When all rates are the same, in other words, the rates paid by the federal government go way up, resulting in much higher than usual total payments. Maryland’s rate-setting system is designed to extract a windfall from the federal government.
And just because the rates are regulated doesn’t mean hospitals don’t find other ways to exploit the reimbursement system. For much of the system’s life, the state’s hospitals posted lower than average growth per admission but had significantly higher than average volume, which allowed them to extract additional money since total reimbursements weren’t capped.
That changed somewhat over the last decade with the adoption of so-called “global budgets,” a complex system designed to contain total payments to a hospital and prevent volume-based gaming.

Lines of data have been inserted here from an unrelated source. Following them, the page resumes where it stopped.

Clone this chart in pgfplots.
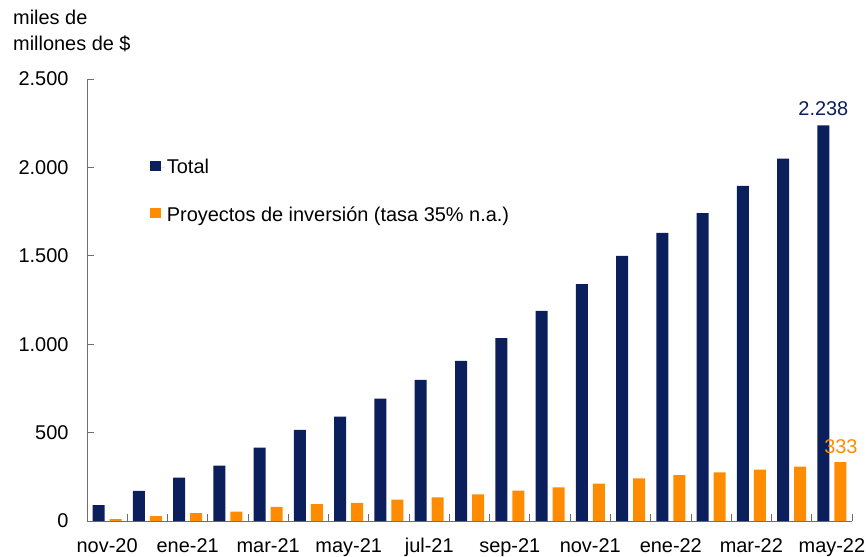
\documentclass[border=0pt]{standalone}
\usepackage{pgfplots}
\pgfplotsset{compat=1.18}
\usepackage{fontspec}
\setmainfont{Liberation Sans}
\definecolor{navy}{RGB}{10,31,91}
\definecolor{orng}{RGB}{255,140,0}
\definecolor{axgray}{RGB}{110,110,110}
\begin{document}
\begin{tikzpicture}
\path[use as bounding box] (-87bp,-36bp) rectangle (779bp,521bp);
\begin{axis}[
  at={(0,0)}, anchor=south west,
  scale only axis, width=765bp, height=442bp,
  xmin=-0.5, xmax=18.5, ymin=0, ymax=2500,
  axis lines*=left, axis line style={axgray, -, line width=0.8bp},
  ybar, bar width=12bp,
  ytick={0,500,1000,1500,2000,2500},
  tick align=inside, major tick length=7bp,
  ytick style={axgray, line width=0.8bp},
  xtick={-0.5,0.5,...,18.5}, xticklabels={},
  xtick style={axgray, line width=0.8bp},
  extra x ticks={0,2,...,18},
  extra x tick labels={nov-20,ene-21,mar-21,may-21,jul-21,sep-21,nov-21,ene-22,mar-22,may-22},
  extra x tick style={major tick length=0pt, xticklabel style={yshift=-14bp}},
  /pgf/number format/assume math mode=true,
  /pgf/number format/.cd, 1000 sep={.}, /pgfplots/.cd,
  tick label style={font=\fontsize{20}{22}\selectfont, black},
  yticklabel style={xshift=-15bp},
  legend style={at={(0.082,0.823)}, anchor=north west, draw=none, fill=none,
    inner sep=0pt, row sep=27bp, font=\fontsize{20}{22}\selectfont,
    cells={anchor=west}},
  legend image code/.code={\fill[#1] (0bp,-4bp) rectangle (11bp,6bp); \path (0bp,0bp) -- (15bp,0bp);},
  clip=false,
]
\addplot[fill=navy, draw=none, bar shift=-8.5bp] coordinates {
(0,90) (1,170) (2,245) (3,313) (4,415) (5,515) (6,590) (7,692) (8,798) (9,905)
(10,1035) (11,1188) (12,1340) (13,1499) (14,1629) (15,1742) (16,1895) (17,2049) (18,2238)};
\addlegendentry{Total}
\addplot[fill=orng, draw=none, bar shift=8.5bp] coordinates {
(0,10) (1,28) (2,45) (3,53) (4,80) (5,96) (6,102) (7,121) (8,133) (9,150)
(10,172) (11,190) (12,211) (13,241) (14,260) (15,275) (16,291) (17,308) (18,333)};
\addlegendentry{Proyectos de inversión (tasa 35\% n.a.)}
\node[anchor=south, xshift=-8.5bp, yshift=6bp, text=navy, font=\fontsize{20}{22}\selectfont] at (axis cs:18,2238) {2.238};
\node[anchor=south, xshift=9bp, yshift=5bp, text=orng, font=\fontsize{20}{22}\selectfont] at (axis cs:18,333) {333};
\node[anchor=north west, align=left, inner sep=0pt, font=\fontsize{20}{26}\selectfont] at ([xshift=-74bp,yshift=69bp]rel axis cs:0,1) {miles de\\millones de \$};
\end{axis}
\end{tikzpicture}
\end{document}
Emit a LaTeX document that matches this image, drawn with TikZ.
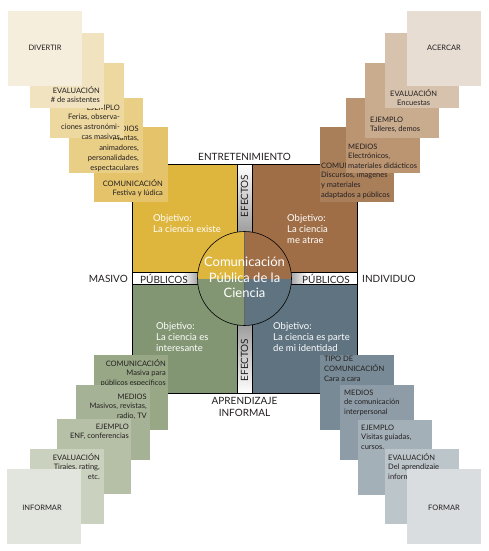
\documentclass[tikz,border=0pt]{standalone}
\usepackage{fontspec}
\setmainfont{Lato}
\definecolor{qy}{HTML}{DEB63E}
\definecolor{qb}{HTML}{A06E46}
\definecolor{qg}{HTML}{829673}
\definecolor{qs}{HTML}{5F7380}
\definecolor{tla}{HTML}{F6EEDC}
\definecolor{tlb}{HTML}{F1E3BF}
\definecolor{tlc}{HTML}{EDD89F}
\definecolor{tld}{HTML}{E9CE86}
\definecolor{tle}{HTML}{E5C36A}
\definecolor{tra}{HTML}{E7DDD3}
\definecolor{trb}{HTML}{D7C2AE}
\definecolor{trc}{HTML}{C9AB8E}
\definecolor{trd}{HTML}{BB9572}
\definecolor{tre}{HTML}{A97F5A}
\definecolor{bla}{HTML}{E2E5DD}
\definecolor{blb}{HTML}{CAD1BE}
\definecolor{blc}{HTML}{B6C0A6}
\definecolor{bld}{HTML}{A6B295}
\definecolor{ble}{HTML}{98A886}
\definecolor{bra}{HTML}{D9DDDF}
\definecolor{brb}{HTML}{BCC5CA}
\definecolor{brc}{HTML}{A4B0B7}
\definecolor{brd}{HTML}{8D9CA6}
\definecolor{bre}{HTML}{778A95}
\definecolor{ink}{HTML}{231F20}
\begin{document}
\begin{tikzpicture}[x=1pt,y=-1pt,
  cardbox/.style={anchor=north west, minimum width=74pt, minimum height=75pt, inner sep=0pt, outer sep=0pt, draw=none},
  ctr/.style={font=\fontsize{7.5}{9.8}\selectfont, text=ink, inner sep=0pt, align=right, anchor=north east},
  ctl/.style={font=\fontsize{7.5}{9.8}\selectfont, text=ink, inner sep=0pt, align=left, anchor=north west},
  bigcard/.style={font=\fontsize{7.5}{9.8}\selectfont, text=ink, inner sep=0pt},
  lab/.style={font=\fontsize{10}{12}\selectfont, text=ink, inner sep=0pt},
  qtext/.style={font=\fontsize{9.5}{11}\selectfont, text=white, inner sep=0pt, align=left, anchor=north west},
  bar/.style={draw=black, line width=0.5pt}]
\useasboundingbox[fill=white] (0,0) rectangle (488,551);

% quadrants
\fill[qy] (132,164) rectangle (244.5,278.5);
\fill[qb] (244.5,164) rectangle (357,278.5);
\fill[qg] (132,278.5) rectangle (244.5,393);
\fill[qs] (244.5,278.5) rectangle (357,393);

% bars
\fill[white] (132,272) rectangle (244.5,284.5);
\shade[left color=white, right color=black!40] (182,272) rectangle (200,284.5);
\draw[bar] (132,272) rectangle (200,284.5);
\fill[white] (244.5,272) rectangle (357,284.5);
\shade[left color=black!40, right color=white] (289,272) rectangle (307,284.5);
\draw[bar] (289,272) rectangle (357,284.5);
\shade[top color=white, bottom color=black!40] (237,164) rectangle (252,235);
\draw[bar] (237,164) rectangle (252,235);
\shade[top color=black!40, bottom color=white] (237,322) rectangle (252,393);
\draw[bar] (237,322) rectangle (252,393);

% circle
\begin{scope}
\clip (244.5,278.5) circle (47);
\fill[qy] (197,231) rectangle (244.5,278.5);
\fill[qb] (244.5,231) rectangle (292,278.5);
\fill[qg] (197,278.5) rectangle (244.5,326);
\fill[qs] (244.5,278.5) rectangle (292,326);
\draw[black!60, line width=0.4pt] (244.5,231) -- (244.5,326);
\end{scope}
\draw[black, line width=0.6pt] (244.5,278.5) circle (47);
\draw[black, line width=0.6pt] (132,164) rectangle (357,393);

% bar labels
\node[lab] (pubL) at (164,278.5) {PÚBLICOS};
\node[lab] (pubR) at (326,278.5) {PÚBLICOS};
\node[lab, rotate=90] (efT) at (244.5,196) {EFECTOS};
\node[lab, rotate=90] (efB) at (244.5,360) {EFECTOS};

% centre
\node[font=\fontsize{13}{15.5}\selectfont, text=white, align=center, inner sep=0pt] (centre) at (244.5,277.5) {Comunicación\\Pública de la\\Ciencia};

% quadrant texts
\node[qtext] (oTL) at (153,213.7) {\strut Objetivo:\\La ciencia existe};
\node[qtext] (oTR) at (287,213.7) {\strut Objetivo:\\La ciencia\\me atrae};
\node[qtext] (oBL) at (156,321.7) {\strut Objetivo:\\La ciencia es\\interesante};
\node[qtext] (oBR) at (273,321.7) {\strut Objetivo:\\La ciencia es parte\\de mi identidad};

% outside labels
\node[lab] (ent) at (244.5,157) {ENTRETENIMIENTO};
\node[lab, align=center, font=\fontsize{10}{12}\selectfont] (apr) at (244.5,407) {APRENDIZAJE\\INFORMAL};
\node[lab, anchor=east] (mas) at (128,278.5) {MASIVO};
\node[lab, anchor=west] (ind) at (362,278.5) {INDIVIDUO};

% top-left stack
\node[cardbox, fill=tle] (tlC) at (94,127) {};
\node[ctr] (tlCt) at (163,179) {\strut COMUNICACIÓN\\Festiva y lúdica};
\node[cardbox, fill=tld] (tlM) at (69,98) {};
\node[ctr] (tlMt) at (139,124) {\strut MEDIOS\\Mantas,\\animadores,\\personalidades,\\espectaculares};
\node[cardbox, fill=tlc] (tlJ) at (50,63) {};
\node[ctr] (tlJt) at (120,103) {\strut EJEMPLO\\Ferias, observa-\\ciones astronómi-\\cas masivas};
\node[cardbox, fill=tlb] (tlE) at (30,33) {};
\node[ctr] (tlEt) at (100,86) {\strut EVALUACIÓN\\\# de asistentes};
\node[cardbox, fill=tla] (tlD) at (8,11) {};
\node[bigcard] (tlDt) at (45,48) {DIVERTIR};

% top-right stack
\node[cardbox, fill=tre] (trC) at (320,127) {};
\node[ctl] (trCt) at (321,161) {\strut COMUNICACIÓN\\Discursos, imágenes\\y materiales\\adaptados a públicos};
\node[cardbox, fill=trd] (trM) at (346,98) {};
\node[ctl] (trMt) at (348,142) {\strut MEDIOS\\Electrónicos,\\materiales didácticos};
\node[cardbox, fill=trc] (trJ) at (365,63) {};
\node[ctl] (trJt) at (370,115) {\strut EJEMPLO\\Talleres, demos};
\node[cardbox, fill=trb] (trE) at (385,33) {};
\node[ctl, align=center] (trEt) at (390,89) {\strut EVALUACIÓN\\Encuestas};
\node[cardbox, fill=tra] (trA) at (407,11) {};
\node[bigcard] (trAt) at (444,48) {ACERCAR};

% bottom-left stack
\node[cardbox, fill=ble] (blC) at (94,355) {};
\node[ctr] (blCt) at (166,359) {\strut COMUNICACIÓN\\Masiva para\\públicos específicos};
\node[cardbox, fill=bld] (blM) at (76,385) {};
\node[ctr] (blMt) at (147,392) {\strut MEDIOS\\Masivos, revistas,\\radio, TV};
\node[cardbox, fill=blc] (blJ) at (57,419) {};
\node[ctr] (blJt) at (129,422) {\strut EJEMPLO\\ENF, conferencias};
\node[cardbox, fill=blb] (blE) at (30,449) {};
\node[ctr] (blEt) at (100,453) {\strut EVALUACIÓN\\Tirajes, rating,\\etc.};
\node[cardbox, fill=bla] (blI) at (7,469) {};
\node[bigcard] (blIt) at (42,508) {INFORMAR};

% bottom-right stack
\node[cardbox, fill=bre] (brT) at (320,355) {};
\node[ctl] (brTt) at (324,354) {\strut TIPO DE\\COMUNICACIÓN\\Cara a cara};
\node[cardbox, fill=brd] (brM) at (340,385) {};
\node[ctl] (brMt) at (344,388) {\strut MEDIOS\\de comunicación\\interpersonal};
\node[cardbox, fill=brc] (brJ) at (358,420) {};
\node[ctl] (brJt) at (361,423) {\strut EJEMPLO\\Visitas guiadas,\\cursos.};
\node[cardbox, fill=brb] (brE) at (385,449) {};
\node[ctl] (brEt) at (388,453) {\strut EVALUACIÓN\\Del aprendizaje\\informal};
\node[cardbox, fill=bra] (brF) at (407,469) {};
\node[bigcard] (brFt) at (444,508) {FORMAR};
\end{tikzpicture}
\end{document}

Early reviews of the state’s global budgeting system found that savings didn’t always materialize. There are other concerns, too: By capping spending, global budgets have the potential to punish hospitals that attract more patients by offering higher-quality care.
And even in a capped system, there are other ways around the state’s rate regulations: As Pope notes, the state is home to more ambulatory surgery centers—which are not bound by all-payer prices—than any other state. There is some reason to suspect that privately insured patients who might pay higher rates are being pushed into those venues.
In addition, the rules themselves become a kind of labyrinth of formulas and adjustment mechanisms. As Pope writes, “decades of reform have seen layers of regulations piled up to deal with the unintended consequences of previous regulation—in turn, generating still additional challenges that must be addressed with still further regulation.” Adjustments to the rates are governed by obscure formulas that few really understand.
All of this tracks with previous studies of rate-setting programs. A 1997 Health Affairs piece on the history of state-based rate setting found that “the statutes and regulations needed to sustain their rate-setting systems were complex and often incomprehensible.” Even in their heyday, it was clear that rate-setting systems had limited usefulness. In 1985, a study in the Journal of Health Politics, Policy, and Law, for example, found that states implementing rate setting saw lower per-admission costs but found “no direct evidence that total health care costs” were contained. Although these systems perform well on some targeted metrics, the hoped-for savings have always been something of a mirage.
In part that’s because confusion about these systems tends to benefit large incumbents who are better equipped to manage their quirks than lower-cost upstarts. So it is no surprise that Pope describes Maryland’s rate-setting process as being “dominated by hospitals,” and offers some historical evidence to suggest that the original rules were crafted in part by the state’s hospitals themselves.
This is how health care payment schemes almost always are: inscrutable, convoluted, yet somehow designed almost perfectly to funnel as much money as possible to health care providers. As Charles Silver and David Hyman argued in their recent book, Overcharged: Why Americans Pay Too Much for Health Care, much of the U.S. health care system only makes sense if you imagine it as a tool for funneling as much money as possible to health care providers.
The limitations of Maryland’s program offer a lesson not only for would-be technocrats touting the virtues of price controls on their own but also for those backing single-payer, which, in transferring control of virtually all of the nation’s health care financing to the government, would require federal bureaucrats to set rates and budgets. There would be formulas and systems. They would necessarily be complex, because the delivery of health care is inherently complex. And eventually, if not immediately, they would probably be captured by the organizations—especially hospitals—that stand to benefit.